From the outside at least, it would appear that not a huge amount has changed. Given the rave reviews lavished upon Chord’s casework the first time around, this is hardly surprising. The Mojo 2 has a full metal enclosure, and feels very solid, while maintaining that all-important portability. Chord’s unique control system makes a reappearance, and again, keeps things simple whilst upholding Chord’s idiosyncratic industrial design cues. Small, translucent orbs take the place of buttons, with power and volume controls, plus a new ‘menu’ button that lets you cycle through the various settings built into the Mojo 2’s software.
If that sounds fairly straightforward so far, it’s the buttons’ translucence that makes them truly unique. Each of the orbs changes colour to display the current status – sample rate, tone settings and battery level are just some of the functions covered. You get comprehensive information, without the need for an expensive screen taking up valuable space on that compact casework.
Elsewhere, Chord has increased the number of inputs that the Mojo 2 has over its predecessor, taking the total up to a healthy five. It has the same USB, optical and coaxial digital sockets as the original Mojo, but Chord have now added USB-C and dual-data coaxial sockets. Dependent on which of these connections you select, the Mojo 2 is able to render music in bit rates anywhere from 16-bit/44kHz CD-quality all the way up to 32-bit / 768kHz, covering even the most techy music fan’s burgeoning digital collection. There’s also support for DSD, the SACD follow-on that eschews discs in favour of files, and provides a lush, analogue sound despite being fully digital.

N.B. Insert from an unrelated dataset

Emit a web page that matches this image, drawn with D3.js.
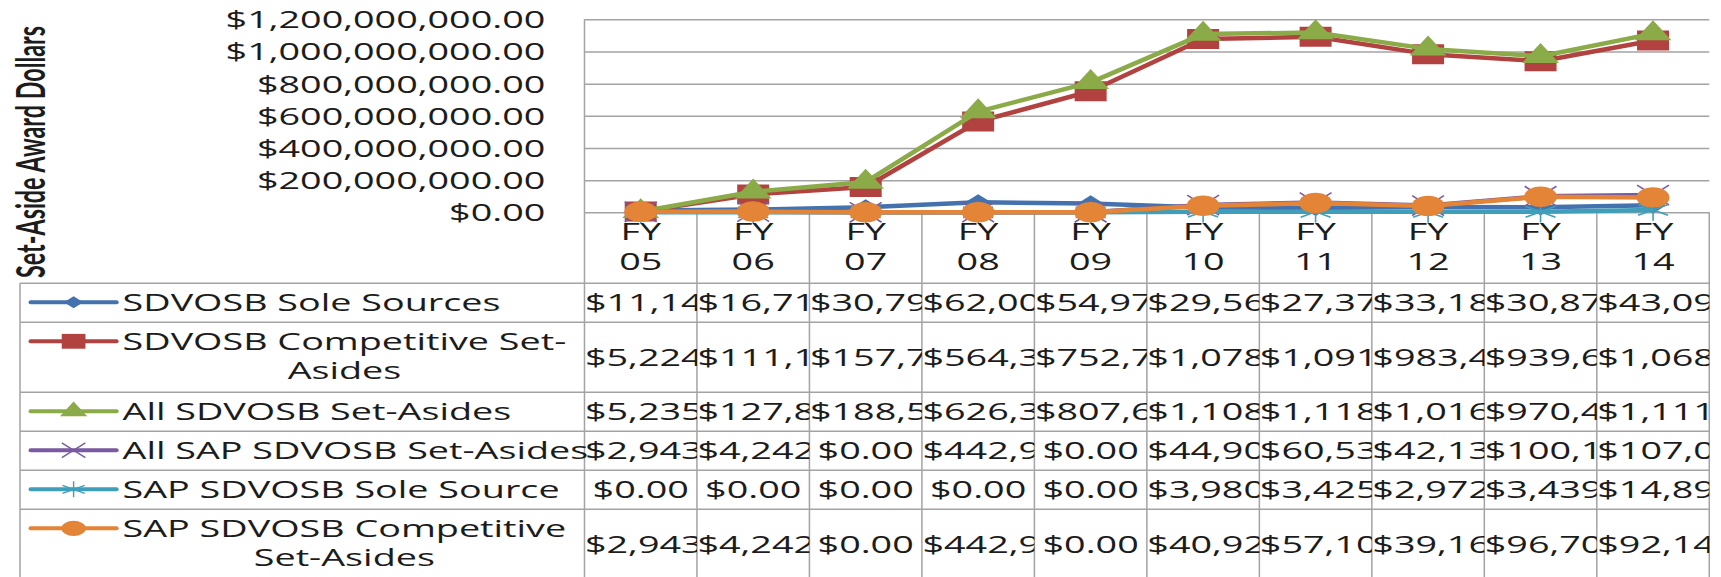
<!DOCTYPE html>
<html>
<head>
<meta charset="utf-8">
<script src="https://cdn.jsdelivr.net/npm/d3@7"></script>
<style>
  body { margin: 0; background: #fff; }
  svg { display: block; font-family: "Open Sans", Lato, sans-serif; }
</style>
</head>
<body>
<svg id="main-svg"></svg>
<script>
// fiscal years on the category axis
const years = ["FY 05", "FY 06", "FY 07", "FY 08", "FY 09", "FY 10", "FY 11", "FY 12", "FY 13", "FY 14"];

const seriesNames = [
  "SDVOSB Sole Sources",
  "SDVOSB Competitive Set-\nAsides",
  "All SDVOSB Set-Asides",
  "All SAP SDVOSB Set-Asides",
  "SAP SDVOSB Sole Source",
  "SAP SDVOSB Competitive\nSet-Asides"
];

// award dollars (only the leading digits are readable in the table)
const soleSources = [11140000, 16710000, 30790000, 62000000, 54970000, 29560000, 27370000, 33180000, 30870000, 43090000];
const competitive = [5224000, 111100000, 157700000, 564300000, 752700000, 1078000000, 1091000000, 983400000, 939600000, 1068000000];
const allSetAsides = [5235000, 127800000, 188500000, 626300000, 807600000, 1108000000, 1118000000, 1016000000, 970400000, 1111000000];
const allSap = [2943000, 4242000, 0, 442900, 0, 44900000, 60530000, 42130000, 100100000, 107000000];
const sapSole = [0, 0, 0, 0, 0, 3980000, 3425000, 2972000, 3439000, 14890000];
const sapCompetitive = [2943000, 4242000, 0, 442900, 0, 40920000, 57100000, 39160000, 96700000, 92140000];

const yTicks = [0, 200000000, 400000000, 600000000, 800000000, 1000000000, 1200000000];

const seriesValues = [soleSources, competitive, allSetAsides, allSap, sapSole, sapCompetitive];
const colors = ["#4372ae", "#b2423f", "#8aab47", "#7a5aa0", "#3f9fba", "#e38436"];
const markers = [
  {type: d3.symbolDiamond2, size: 170, fill: true},
  {type: d3.symbolSquare, size: 400, fill: true},
  {type: d3.symbolTriangle, size: 230, fill: true},
  {type: d3.symbolTimes, size: 260, fill: false},
  {type: d3.symbolAsterisk, size: 330, fill: false},
  {type: d3.symbolCircle, size: 330, fill: true}
];

// the original picture is stretched sideways, so everything is drawn in a
// narrower space and scaled horizontally
const sx = 1.6;
const width = 1721, height = 577;
const fontSize = 23.6;
const gridColor = "#a3a3a3";
const textColor = "#1c1c1c";

const plotLeft = 365.3, plotRight = 1068.3, plotTop = 19.3, plotBottom = 212.3;
const tableLeft = 12.5, tableTop = 283.3;
const legendTextLeft = 76.6;

let svg = d3.select('#main-svg').attr('width', width).attr('height', height);
let g = svg.append('g').attr('transform', `scale(${sx},1)`);

let x = d3.scaleBand().domain(years).range([plotLeft, plotRight]);
let y = d3.scaleLinear().domain([0, 1200000000]).range([plotBottom, plotTop]);
let fmt = d3.format("$,.2f");

// y axis with gridlines
let yAxis = g.append('g')
  .attr('transform', `translate(${plotLeft},0)`)
  .call(d3.axisLeft(y).tickValues(yTicks).tickFormat(fmt)
    .tickSize(-(plotRight - plotLeft)).tickPadding(24.5))
  .attr('font-size', fontSize)
  .attr('font-family', null);
yAxis.select('.domain').remove();
yAxis.selectAll('.tick line')
  .attr('stroke', gridColor)
  .attr('stroke-width', 1.5)
  .attr('vector-effect', 'non-scaling-stroke');
yAxis.selectAll('.tick text').attr('fill', textColor).attr('dy', '0.36em');

// axis title
g.append('text')
  .attr('transform', `translate(28,152) rotate(-90)`)
  .attr('text-anchor', 'middle')
  .attr('font-family', 'Lato, sans-serif')
  .attr('font-weight', 'bold')
  .attr('font-size', 24.5)
  .attr('textLength', 252)
  .attr('lengthAdjust', 'spacingAndGlyphs')
  .attr('fill', textColor)
  .text('Set-Aside Award Dollars');

// table rows
let rowHeights = seriesNames.map(n => 39 + 31 * (n.split('\n').length - 1));
let rowTops = [];
let acc = tableTop;
rowHeights.forEach(h => { rowTops.push(acc); acc += h; });
let tableBottom = acc;

// category labels in the header row
let catLabels = g.append('g').selectAll('text')
  .data(years)
  .enter()
  .append('text')
  .attr('text-anchor', 'middle')
  .attr('font-size', fontSize)
  .attr('fill', textColor);
catLabels.each(function (d) {
  let parts = d.split(' ');
  let t = d3.select(this);
  parts.forEach((p, i) => {
    t.append('tspan')
      .attr('x', x(d) + x.bandwidth() / 2)
      .attr('y', 232 + i * 30)
      .attr('dy', '0.36em')
      .text(p);
  });
});

// table grid
let grid = g.append('g')
  .attr('stroke', gridColor)
  .attr('stroke-width', 1.5)
  .attr('fill', 'none');
let colEdges = d3.range(years.length + 1).map(i => plotLeft + i * x.step());
grid.selectAll('.vline')
  .data(colEdges)
  .enter()
  .append('line')
  .attr('x1', d => d).attr('x2', d => d)
  .attr('y1', (d, i) => i === 0 ? plotTop : plotBottom)
  .attr('y2', tableBottom)
  .attr('vector-effect', 'non-scaling-stroke');
grid.selectAll('.hline')
  .data(rowTops.concat([tableBottom]))
  .enter()
  .append('line')
  .attr('x1', tableLeft).attr('x2', plotRight)
  .attr('y1', d => d).attr('y2', d => d)
  .attr('vector-effect', 'non-scaling-stroke');
grid.append('line')
  .attr('x1', tableLeft).attr('x2', tableLeft)
  .attr('y1', tableTop).attr('y2', tableBottom)
  .attr('vector-effect', 'non-scaling-stroke');

// series lines and markers
let line = d3.line()
  .x((d, i) => x(years[i]) + x.bandwidth() / 2)
  .y(d => y(d));

seriesValues.forEach((vals, s) => {
  let sg = g.append('g');
  sg.append('path')
    .datum(vals)
    .attr('d', line)
    .attr('fill', 'none')
    .attr('stroke', colors[s])
    .attr('stroke-width', 4.5)
    .attr('stroke-linejoin', 'round')
    .attr('vector-effect', 'non-scaling-stroke');
  let m = markers[s];
  sg.selectAll('path.mark')
    .data(vals)
    .enter()
    .append('path')
    .attr('class', 'mark')
    .attr('transform', (d, i) => `translate(${x(years[i]) + x.bandwidth() / 2},${y(d)})`)
    .attr('d', d3.symbol().type(m.type).size(m.size))
    .attr('fill', m.fill ? colors[s] : 'none')
    .attr('stroke', m.fill ? 'none' : colors[s])
    .attr('stroke-width', 1.6)
    .attr('vector-effect', 'non-scaling-stroke');
});

// legend column of the data table
seriesNames.forEach((name, s) => {
  let top = rowTops[s];
  let firstY = top + 19;
  let lg = g.append('g');
  lg.append('line')
    .attr('x1', 19.1).attr('x2', 72.9)
    .attr('y1', firstY).attr('y2', firstY)
    .attr('stroke', colors[s])
    .attr('stroke-width', 4)
    .attr('stroke-linecap', 'round')
    .attr('vector-effect', 'non-scaling-stroke');
  let m = markers[s];
  lg.append('path')
    .attr('transform', `translate(46,${firstY})`)
    .attr('d', d3.symbol().type(m.type).size(m.size * 0.55))
    .attr('fill', m.fill ? colors[s] : 'none')
    .attr('stroke', m.fill ? 'none' : colors[s])
    .attr('stroke-width', 1.4)
    .attr('vector-effect', 'non-scaling-stroke');
  // wrapped lines are centred in a box as wide as the longest line
  let lines = name.split('\n').map((p, i) => lg.append('text')
    .attr('font-size', fontSize)
    .attr('fill', textColor)
    .attr('y', firstY + i * 29.5)
    .attr('dy', '0.36em')
    .text(p));
  let widths = lines.map(t => t.node().getComputedTextLength());
  let boxW = d3.max(widths);
  lines.forEach((t, i) => t.attr('x', legendTextLeft + (boxW - widths[i]) / 2));
});

// clip each column so long values are cut at the cell border
let defs = svg.append('defs');
years.forEach((yr, c) => {
  defs.append('clipPath')
    .attr('id', `col-${c}`)
    .append('rect')
    .attr('x', colEdges[c])
    .attr('y', tableTop)
    .attr('width', x.step())
    .attr('height', tableBottom - tableTop);
});

seriesValues.forEach((vals, s) => {
  let cy = rowTops[s] + rowHeights[s] / 2;
  vals.forEach((v, c) => {
    let cell = g.append('text')
      .attr('clip-path', `url(#col-${c})`)
      .attr('font-size', fontSize)
      .attr('fill', textColor)
      .attr('y', cy)
      .attr('dy', '0.36em')
      .text(fmt(v));
    let w = cell.node().getComputedTextLength();
    if (w <= x.step() - 4) {
      cell.attr('x', colEdges[c] + x.step() / 2).attr('text-anchor', 'middle');
    } else {
      cell.attr('x', colEdges[c] + 0.3).attr('text-anchor', 'start');
    }
  });
});
</script>
</body>
</html>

Battery life is another area to see improvement, with the Mojo 2 now capable of chugging along for up to 8 hours without the need for a mains supply – which should be enough for even the longest commutes or a day at the office.
So it’s clear that the Mojo 2 is a veritable Swiss army knife when it comes to connectivity, but the biggest question of all still remains, how does it sound? The answer, thankfully, is exceptional! Chord’s chief engineer, Rob Watts, has returned to the drawing board and upped the ante on the original Mojo’s performance. Unusually for a portable DAC, the Mojo 2 doesn’t rely solely on an off-the-shelf DAC chip to do the important digital signal conversion. With its very clever ‘Ultra High Definition Digital Signal Processor’ (UHD DSP) that’s entirely coded by Chord, they take in-house responsibility for perfect sound tuning.
The results are clear to hear from the first listen. Using the Focal Elegia over-ear headphones (amongst others), the Mojo 2 gives a wonderfully assured performance, digging deep into the syncopated drumming and fast fretwork of Radiohead offshoot, The Smile’s debut album- ‘A Light For Attracting Attention’. Layering and separation of the primary trio of players, as well as the accompanying brass sections on a handful of tracks, was fantastic. It allowed great insight into the individual strands of music, while simultaneously rendering the performance as a cohesive whole.
Switching to ‘Spare Ribs’ by Nottingham’s Sleaford Mods, showed the Mojo 2 to be equally adept at handling more straightforward beats (although equally as satisfying!). It gave a real sense of drive and bounce to frontman Jason Williamson’s lyrics, with the album sounding exactly as I’d hoped it would – full of life, vigour and anger, and helped in no small part by the excellent work of the Mojo 2.
Having taken Chord Electronics so long to bring the Mojo 2 to market, expectations were always going to be sky-high. Yet the Mojo 2 still manages to surprise with just how impressive the leap forward has been. Anyone looking for a new DAC, whether portable or for home system use, should do themselves a favour and take a listen – it’s Mojo reinvigorated!